Lines from the one containing "Reproduce this chart with matplotlib." to the one containing "fontsize=32.5, fontweight='bold', color='black')", both lines included, are to be extracted exactly from the data below; pictures are excluded.
---- Supplied records
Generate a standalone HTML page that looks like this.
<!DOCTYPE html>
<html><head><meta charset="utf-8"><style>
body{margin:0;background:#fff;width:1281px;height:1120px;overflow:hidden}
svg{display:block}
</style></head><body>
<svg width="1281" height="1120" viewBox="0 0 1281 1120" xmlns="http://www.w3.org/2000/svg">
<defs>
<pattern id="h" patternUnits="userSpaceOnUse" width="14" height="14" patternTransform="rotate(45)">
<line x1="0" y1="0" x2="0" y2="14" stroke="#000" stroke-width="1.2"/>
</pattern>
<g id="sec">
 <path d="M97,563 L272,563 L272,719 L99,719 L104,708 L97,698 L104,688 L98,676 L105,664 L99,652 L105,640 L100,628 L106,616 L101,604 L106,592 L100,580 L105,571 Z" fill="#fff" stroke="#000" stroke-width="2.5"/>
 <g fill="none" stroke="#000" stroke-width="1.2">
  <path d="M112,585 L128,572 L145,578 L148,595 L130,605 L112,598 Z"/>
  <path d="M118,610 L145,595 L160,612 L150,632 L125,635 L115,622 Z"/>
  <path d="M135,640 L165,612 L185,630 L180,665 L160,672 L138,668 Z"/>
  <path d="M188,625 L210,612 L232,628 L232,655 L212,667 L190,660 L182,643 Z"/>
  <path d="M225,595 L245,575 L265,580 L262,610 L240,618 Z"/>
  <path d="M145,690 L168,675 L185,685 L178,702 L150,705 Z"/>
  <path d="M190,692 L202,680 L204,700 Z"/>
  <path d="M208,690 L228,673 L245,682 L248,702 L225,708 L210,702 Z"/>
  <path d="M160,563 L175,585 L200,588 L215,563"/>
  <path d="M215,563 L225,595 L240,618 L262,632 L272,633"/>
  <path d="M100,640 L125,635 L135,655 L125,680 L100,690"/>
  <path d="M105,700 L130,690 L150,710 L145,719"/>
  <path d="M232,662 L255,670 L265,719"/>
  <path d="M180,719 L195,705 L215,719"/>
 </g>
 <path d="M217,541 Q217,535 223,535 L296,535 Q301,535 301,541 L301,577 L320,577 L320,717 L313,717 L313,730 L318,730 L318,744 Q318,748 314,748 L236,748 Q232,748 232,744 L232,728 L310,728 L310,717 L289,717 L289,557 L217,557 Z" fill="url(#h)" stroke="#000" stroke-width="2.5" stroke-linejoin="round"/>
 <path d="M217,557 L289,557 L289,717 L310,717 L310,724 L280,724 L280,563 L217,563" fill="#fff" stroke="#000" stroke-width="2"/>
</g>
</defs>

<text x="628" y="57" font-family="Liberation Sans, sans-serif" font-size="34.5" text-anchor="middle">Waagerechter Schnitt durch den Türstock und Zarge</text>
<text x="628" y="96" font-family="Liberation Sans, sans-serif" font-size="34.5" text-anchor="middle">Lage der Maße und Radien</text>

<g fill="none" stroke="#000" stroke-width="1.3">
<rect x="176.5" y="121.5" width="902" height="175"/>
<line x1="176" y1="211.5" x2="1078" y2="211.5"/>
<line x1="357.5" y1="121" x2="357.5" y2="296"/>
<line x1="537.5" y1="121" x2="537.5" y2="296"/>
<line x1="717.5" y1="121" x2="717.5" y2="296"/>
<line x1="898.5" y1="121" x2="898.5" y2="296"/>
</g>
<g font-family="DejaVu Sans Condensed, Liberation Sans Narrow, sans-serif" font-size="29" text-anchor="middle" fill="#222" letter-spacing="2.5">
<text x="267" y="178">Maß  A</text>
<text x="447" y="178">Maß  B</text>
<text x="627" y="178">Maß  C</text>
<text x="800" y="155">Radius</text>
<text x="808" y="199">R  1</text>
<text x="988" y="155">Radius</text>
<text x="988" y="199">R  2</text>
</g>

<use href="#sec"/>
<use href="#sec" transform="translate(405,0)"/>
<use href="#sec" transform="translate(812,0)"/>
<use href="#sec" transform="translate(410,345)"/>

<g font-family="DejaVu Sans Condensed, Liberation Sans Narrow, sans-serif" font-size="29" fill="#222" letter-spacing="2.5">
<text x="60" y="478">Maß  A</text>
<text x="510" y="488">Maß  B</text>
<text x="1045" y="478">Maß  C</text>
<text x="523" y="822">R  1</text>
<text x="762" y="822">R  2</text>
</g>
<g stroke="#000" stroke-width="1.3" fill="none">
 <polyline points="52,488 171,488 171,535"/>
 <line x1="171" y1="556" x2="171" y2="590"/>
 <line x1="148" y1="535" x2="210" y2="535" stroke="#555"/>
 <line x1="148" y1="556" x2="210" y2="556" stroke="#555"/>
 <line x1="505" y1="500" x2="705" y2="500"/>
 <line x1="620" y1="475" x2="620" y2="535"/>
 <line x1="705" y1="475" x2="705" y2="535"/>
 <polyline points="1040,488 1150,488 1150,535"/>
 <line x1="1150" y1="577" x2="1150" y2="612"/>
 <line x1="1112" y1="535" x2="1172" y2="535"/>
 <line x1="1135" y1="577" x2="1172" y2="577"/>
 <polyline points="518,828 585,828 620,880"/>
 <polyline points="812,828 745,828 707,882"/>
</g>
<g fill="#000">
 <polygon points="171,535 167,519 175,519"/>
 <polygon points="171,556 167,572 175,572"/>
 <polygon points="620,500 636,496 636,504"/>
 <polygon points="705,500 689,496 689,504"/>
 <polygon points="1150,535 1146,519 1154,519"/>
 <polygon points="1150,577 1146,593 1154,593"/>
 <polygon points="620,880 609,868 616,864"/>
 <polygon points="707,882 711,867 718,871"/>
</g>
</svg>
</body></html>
--------
---- Supplied records
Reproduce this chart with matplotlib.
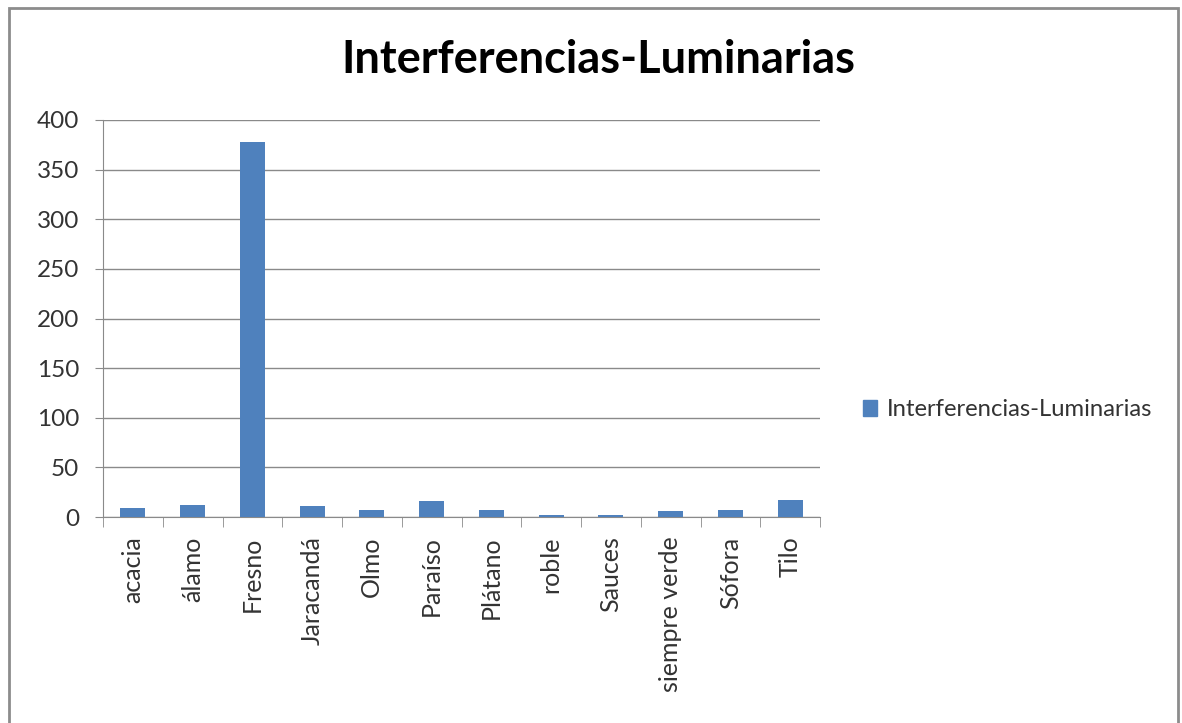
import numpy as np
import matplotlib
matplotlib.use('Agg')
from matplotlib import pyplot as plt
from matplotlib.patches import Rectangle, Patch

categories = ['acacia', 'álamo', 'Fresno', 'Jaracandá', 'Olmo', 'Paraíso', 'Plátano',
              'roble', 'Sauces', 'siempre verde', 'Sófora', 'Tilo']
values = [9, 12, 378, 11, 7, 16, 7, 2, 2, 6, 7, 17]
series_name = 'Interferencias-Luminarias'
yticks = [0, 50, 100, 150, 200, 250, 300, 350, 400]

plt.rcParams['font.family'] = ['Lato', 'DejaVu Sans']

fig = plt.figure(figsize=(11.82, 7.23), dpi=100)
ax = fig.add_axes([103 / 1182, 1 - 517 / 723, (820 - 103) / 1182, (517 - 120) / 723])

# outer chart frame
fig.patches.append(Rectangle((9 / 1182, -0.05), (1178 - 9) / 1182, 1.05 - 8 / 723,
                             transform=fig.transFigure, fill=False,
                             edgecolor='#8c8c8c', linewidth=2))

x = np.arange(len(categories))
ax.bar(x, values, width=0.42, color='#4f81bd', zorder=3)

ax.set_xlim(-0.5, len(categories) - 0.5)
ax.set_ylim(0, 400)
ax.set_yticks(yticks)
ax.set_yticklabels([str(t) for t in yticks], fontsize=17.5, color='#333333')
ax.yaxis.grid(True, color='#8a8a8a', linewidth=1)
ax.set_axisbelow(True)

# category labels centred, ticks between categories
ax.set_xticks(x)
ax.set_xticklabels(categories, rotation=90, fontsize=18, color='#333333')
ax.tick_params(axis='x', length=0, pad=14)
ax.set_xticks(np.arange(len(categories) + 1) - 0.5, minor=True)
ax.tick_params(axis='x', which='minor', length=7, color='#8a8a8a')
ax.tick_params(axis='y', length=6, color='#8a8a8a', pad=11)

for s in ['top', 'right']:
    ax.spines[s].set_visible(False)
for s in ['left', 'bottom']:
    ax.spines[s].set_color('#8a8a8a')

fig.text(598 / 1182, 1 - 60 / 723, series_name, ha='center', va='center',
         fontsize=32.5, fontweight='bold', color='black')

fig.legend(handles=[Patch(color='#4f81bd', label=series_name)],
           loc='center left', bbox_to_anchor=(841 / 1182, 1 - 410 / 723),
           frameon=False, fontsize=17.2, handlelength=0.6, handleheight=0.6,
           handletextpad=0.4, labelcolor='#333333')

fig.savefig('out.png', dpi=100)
--------
---- Supplied records
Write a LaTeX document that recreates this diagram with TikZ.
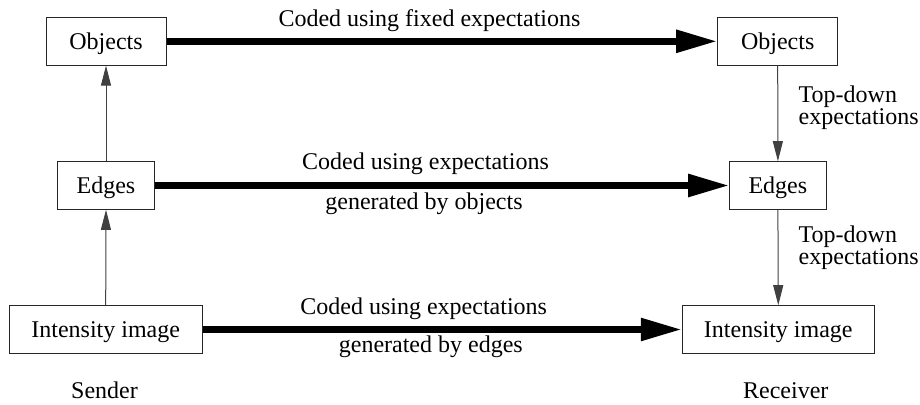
--------
• _Output for this exercise_
Reproduce this chart with matplotlib.
import numpy as np
import matplotlib
matplotlib.use('Agg')
from matplotlib import pyplot as plt
from matplotlib.patches import Rectangle, Patch

categories = ['acacia', 'álamo', 'Fresno', 'Jaracandá', 'Olmo', 'Paraíso', 'Plátano',
              'roble', 'Sauces', 'siempre verde', 'Sófora', 'Tilo']
values = [9, 12, 378, 11, 7, 16, 7, 2, 2, 6, 7, 17]
series_name = 'Interferencias-Luminarias'
yticks = [0, 50, 100, 150, 200, 250, 300, 350, 400]

plt.rcParams['font.family'] = ['Lato', 'DejaVu Sans']

fig = plt.figure(figsize=(11.82, 7.23), dpi=100)
ax = fig.add_axes([103 / 1182, 1 - 517 / 723, (820 - 103) / 1182, (517 - 120) / 723])

# outer chart frame
fig.patches.append(Rectangle((9 / 1182, -0.05), (1178 - 9) / 1182, 1.05 - 8 / 723,
                             transform=fig.transFigure, fill=False,
                             edgecolor='#8c8c8c', linewidth=2))

x = np.arange(len(categories))
ax.bar(x, values, width=0.42, color='#4f81bd', zorder=3)

ax.set_xlim(-0.5, len(categories) - 0.5)
ax.set_ylim(0, 400)
ax.set_yticks(yticks)
ax.set_yticklabels([str(t) for t in yticks], fontsize=17.5, color='#333333')
ax.yaxis.grid(True, color='#8a8a8a', linewidth=1)
ax.set_axisbelow(True)

# category labels centred, ticks between categories
ax.set_xticks(x)
ax.set_xticklabels(categories, rotation=90, fontsize=18, color='#333333')
ax.tick_params(axis='x', length=0, pad=14)
ax.set_xticks(np.arange(len(categories) + 1) - 0.5, minor=True)
ax.tick_params(axis='x', which='minor', length=7, color='#8a8a8a')
ax.tick_params(axis='y', length=6, color='#8a8a8a', pad=11)

for s in ['top', 'right']:
    ax.spines[s].set_visible(False)
for s in ['left', 'bottom']:
    ax.spines[s].set_color('#8a8a8a')

fig.text(598 / 1182, 1 - 60 / 723, series_name, ha='center', va='center',
         fontsize=32.5, fontweight='bold', color='black')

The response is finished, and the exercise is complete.